1. Field of the Invention
This invention relates to improved composite materials containing cellulosic pulp fibers dispersed in a polymeric matrix material. The invention also relates to melt-blending and extrusion methods of making these composites and methods of using the same in injection molding applications.
2. Description of the Related Art
Several publications are referenced in this application. These references describe the state of the art to which this invention pertains, and are incorporated herein by reference.
In the plastics industry, fillers and reinforcement materials are typically used to improve the properties of plastics. The addition of such materials can improve properties such as conductivity, strength, modulus values, notched impact resistance, etc.
Glass fibers are the most used reinforcement material for thermosets and thermoplastics. Glass fibers impart high strength, dimensional stability, and heat resistance to a plastic composite. Although glass fibers achieve desirable reinforcing properties, glass fibers are costly, abrade processing equipment and increase the density of the plastic systems. In certain applications, these disadvantages outweigh the advantages of using glass fibers as a reinforcement additive.
Cellulosic pulp materials have been evaluated as fillers for plastics in the past. Klason, et al., "Cellulosic Fillers for Thermoplastics", Polymer Composites, (1986); Klason, et al., "The Efficiency of Cellulosic Fillers in Common Thermoplastics. Part 1. Filling without processing aids or coupling agents", Intern. J. Polymeric Mater., Volume 10, pgs. 159-187 (1984); Snijder, et al., "Polyolefins and Engineering Plastics Reinforced with Annual Plant Fibers", The Fourth International Conference on Wood Fiber-Plastic Composites, pg. 181-191.
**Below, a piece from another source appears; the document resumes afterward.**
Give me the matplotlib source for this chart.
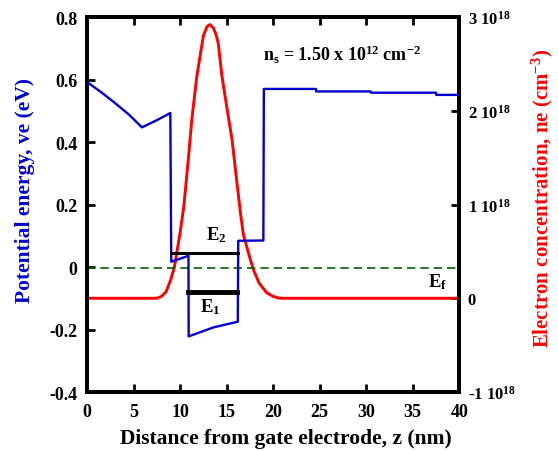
import numpy as np
import matplotlib
matplotlib.use("Agg")
import matplotlib.pyplot as plt
from matplotlib.ticker import FixedLocator, FuncFormatter

plt.rcParams['font.family'] = ['Liberation Serif', 'DejaVu Serif']
plt.rcParams['font.weight'] = 'bold'
plt.rcParams['mathtext.fontset'] = 'custom'
plt.rcParams['mathtext.rm'] = 'Liberation Serif:bold'
plt.rcParams['mathtext.it'] = 'Liberation Serif:bold'
plt.rcParams['mathtext.bf'] = 'Liberation Serif:bold'

# Conduction-band potential energy profile (eV) vs depth (nm)
z_pot = [0.0, 1.5, 3.0, 4.5, 5.9, 7.5, 8.95, 9.05, 10.9, 10.92, 13.6, 16.2,
         16.25, 18.95, 19.0, 24.6, 24.62, 30.5, 30.52, 37.5, 37.52, 40.0]
ve = [0.592, 0.560, 0.525, 0.488, 0.447, 0.470, 0.493, 0.017, 0.036, -0.222,
      -0.193, -0.175, 0.084, 0.085, 0.570, 0.570, 0.562, 0.562, 0.558, 0.558,
      0.551, 0.551]

# Electron concentration (units of 1e18 cm^-3)
z_ne = [0.0, 7.5, 8.0, 8.5, 9.0, 9.4, 10.0, 10.4, 10.9, 11.25, 11.8, 12.5,
        12.9, 13.2, 13.6, 13.9, 14.1, 14.5, 15.0, 15.6, 16.1, 16.5, 16.8,
        17.5, 17.9, 18.5, 19.3, 20.0, 20.75, 40.0]
ne = [0.0, 0.0, 0.02, 0.07, 0.2, 0.34, 0.7, 0.98, 1.5, 1.9, 2.37, 2.80,
      2.90, 2.92, 2.88, 2.80, 2.72, 2.37, 2.05, 1.68, 1.24, 0.90, 0.68,
      0.43, 0.30, 0.16, 0.06, 0.02, 0.0, 0.0]

# Subband levels and Fermi level (eV)
E2_span, E2 = (9.0, 16.2), 0.045
E1_span, E1 = (10.9, 16.15), -0.081
Ef = -0.004

blue = '#0000d0'
red = '#ff0000'

fig = plt.figure(figsize=(5.58, 4.52), dpi=100)
ax = fig.add_axes([0.156, 0.1305, 0.667, 0.8295])
ax2 = ax.twinx()

ax.plot(z_pot, ve, color=blue, lw=1.7, zorder=3)
ax.plot(E2_span, [E2, E2], color='black', lw=2.2, zorder=4)
ax.plot(E1_span, [E1, E1], color='black', lw=3.5, zorder=4)
ax.axhline(Ef, color='#006400', lw=1.2, ls=(0, (5, 3)), zorder=2)

ax.text(13.9, 0.106, 'E$_2$', ha='center', va='center', fontsize=13.5)
ax.text(13.2, -0.125, 'E$_1$', ha='center', va='center', fontsize=13.5)
ax.text(37.7, -0.046, 'E$_f$', ha='center', va='center', fontsize=13.5)
ax.text(18.9, 0.683, 'n$_s$ = 1.50 x 10$^{12}$ cm$^{-2}$', ha='left',
        va='center', fontsize=13)

ax2.plot(z_ne, np.array(ne) * 1e18, color=red, lw=2.1, zorder=3)

ax.set_xlim(0, 40)
ax.set_ylim(-0.4, 0.8)
ax2.set_ylim(-1e18, 3e18)
ax.set_zorder(ax2.get_zorder() + 1)
ax.patch.set_visible(False)

ax.xaxis.set_major_locator(FixedLocator(np.arange(0, 41, 5)))
ax.yaxis.set_major_locator(FixedLocator([-0.4, -0.2, 0, 0.2, 0.4, 0.6, 0.8]))
ax.yaxis.set_major_formatter(FuncFormatter(
    lambda v, p: '0' if abs(v) < 1e-9 else f'{v:.1f}'))
ax.xaxis.set_major_formatter(FuncFormatter(lambda v, p: f'{int(round(v))}'))

ax2.yaxis.set_major_locator(FixedLocator([-1e18, 0, 1e18, 2e18, 3e18]))


def conc_fmt(v, p):
    k = int(round(v / 1e18))
    return '0' if k == 0 else f'{k} 10$^{{18}}$'


ax2.yaxis.set_major_formatter(FuncFormatter(conc_fmt))

for a in (ax, ax2):
    for s in a.spines.values():
        s.set_linewidth(2.8)
ax.tick_params(axis='x', direction='in', length=6, width=2, top=True,
               labelsize=13, pad=8)
ax.tick_params(axis='y', direction='in', length=6, width=2, right=False,
               labelsize=13, pad=7)
ax2.tick_params(axis='y', direction='in', length=6, width=2,
                labelsize=12, pad=6)

ax.set_xlabel('Distance from gate electrode, z (nm)', fontsize=15.5,
              fontweight='bold')
ax.set_ylabel('Potential energy, ve (eV)', fontsize=15.5, color=blue,
              fontweight='bold')
ax2.set_ylabel('Electron concentration, ne (cm$^{-3}$)', fontsize=15,
               color=red, fontweight='bold')
ax.xaxis.set_label_coords(0.535, -0.095)
ax.yaxis.set_label_coords(-0.14, 0.54)
ax2.yaxis.set_label_coords(1.19, 0.52)

fig.savefig('out.png', dpi=100)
Cellulosic pulp materials have relatively low densities (approximately 1500 kg/m.sup.3) and result in reduced wear on the processing equipment compared to glass and mineral materials [e.g., the density of wollastonite, a mineral fiber, is 2900 kg/m.sup.3 ; the density of E(electrical) glass fiber is 2500 kg/m.sup.3 ]. However, prior investigations of the use of wood cellulosic pulps or raw lignocellulosic resources (e.g., wood flour, bagasse) in polymeric materials such as thermoplastics found that a pronounced discoloration of the composite material occurred with the use of these materials at temperatures above 200.degree. C. Furthermore, the use of such pulps were found to cause significant off-gasing and disadvantageous odors, principally due to impurities such as lignin. Moreover, previous studies have also found that at temperatures above 200.degree. C. the cellulosic fibers themselves had poor reinforcing properties compared even to ground wood and cellulose flours [Klason, et al., Intern. J. Polymeric Mater., Volume 10, p. 175 (1984)]. These disadvantageous results directed previous research efforts to the use of cellulosic materials in polymers having melting temperatures below 200.degree. C.such as polypropylene and polyethylene (melting temperatures below 180.degree. C.), and away from higher melting temperature materials.
It would be desirable to provide an improved reinforcement filler for use in polymeric materials such as thermoplastics where the filler has a lower cost, lower density, increased reinforcing characteristics, reduced abrasiveness, and the ability to be processed at high temperatures (e.g., above 200.degree. C.).